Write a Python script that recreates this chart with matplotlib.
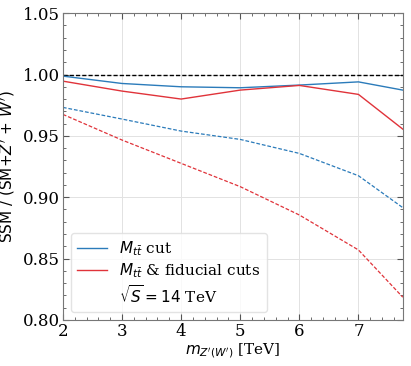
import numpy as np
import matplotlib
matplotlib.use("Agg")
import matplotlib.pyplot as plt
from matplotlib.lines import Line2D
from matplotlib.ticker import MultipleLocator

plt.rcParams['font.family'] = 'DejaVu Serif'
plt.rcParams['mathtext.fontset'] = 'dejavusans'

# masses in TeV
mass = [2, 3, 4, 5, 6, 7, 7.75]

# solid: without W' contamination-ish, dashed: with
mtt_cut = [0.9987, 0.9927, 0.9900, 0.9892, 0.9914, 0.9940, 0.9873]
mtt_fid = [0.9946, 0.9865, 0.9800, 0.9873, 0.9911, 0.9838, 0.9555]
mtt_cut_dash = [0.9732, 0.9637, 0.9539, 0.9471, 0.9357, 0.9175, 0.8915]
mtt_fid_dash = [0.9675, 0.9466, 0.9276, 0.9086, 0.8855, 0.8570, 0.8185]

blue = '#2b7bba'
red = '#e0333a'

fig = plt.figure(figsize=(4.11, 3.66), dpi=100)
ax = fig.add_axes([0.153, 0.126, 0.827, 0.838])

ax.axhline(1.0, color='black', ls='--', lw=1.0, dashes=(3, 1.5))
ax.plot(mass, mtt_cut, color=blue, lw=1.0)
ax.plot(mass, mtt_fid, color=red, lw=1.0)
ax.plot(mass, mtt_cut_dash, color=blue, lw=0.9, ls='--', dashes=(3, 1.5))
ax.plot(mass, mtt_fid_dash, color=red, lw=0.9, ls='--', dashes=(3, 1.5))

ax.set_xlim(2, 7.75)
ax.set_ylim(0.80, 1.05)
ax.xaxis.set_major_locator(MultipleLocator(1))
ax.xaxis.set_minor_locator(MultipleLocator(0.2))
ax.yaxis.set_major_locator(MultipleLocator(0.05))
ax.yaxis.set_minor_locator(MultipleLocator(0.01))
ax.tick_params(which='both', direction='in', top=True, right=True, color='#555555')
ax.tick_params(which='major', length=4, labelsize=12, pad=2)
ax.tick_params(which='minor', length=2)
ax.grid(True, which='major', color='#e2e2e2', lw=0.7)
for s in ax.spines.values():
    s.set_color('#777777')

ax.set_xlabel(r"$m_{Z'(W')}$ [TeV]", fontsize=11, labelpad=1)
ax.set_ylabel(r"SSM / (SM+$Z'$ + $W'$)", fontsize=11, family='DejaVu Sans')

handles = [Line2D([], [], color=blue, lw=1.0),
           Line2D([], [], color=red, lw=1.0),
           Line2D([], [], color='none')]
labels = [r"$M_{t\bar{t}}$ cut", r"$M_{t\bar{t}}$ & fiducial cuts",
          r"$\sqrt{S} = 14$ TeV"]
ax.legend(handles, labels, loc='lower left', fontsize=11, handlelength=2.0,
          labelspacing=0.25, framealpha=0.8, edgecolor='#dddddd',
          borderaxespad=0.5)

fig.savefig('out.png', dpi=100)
§
■ Exercise: Look through the material above and work out how many of its lines contain "with". State the number only.

■ Worked solution: 2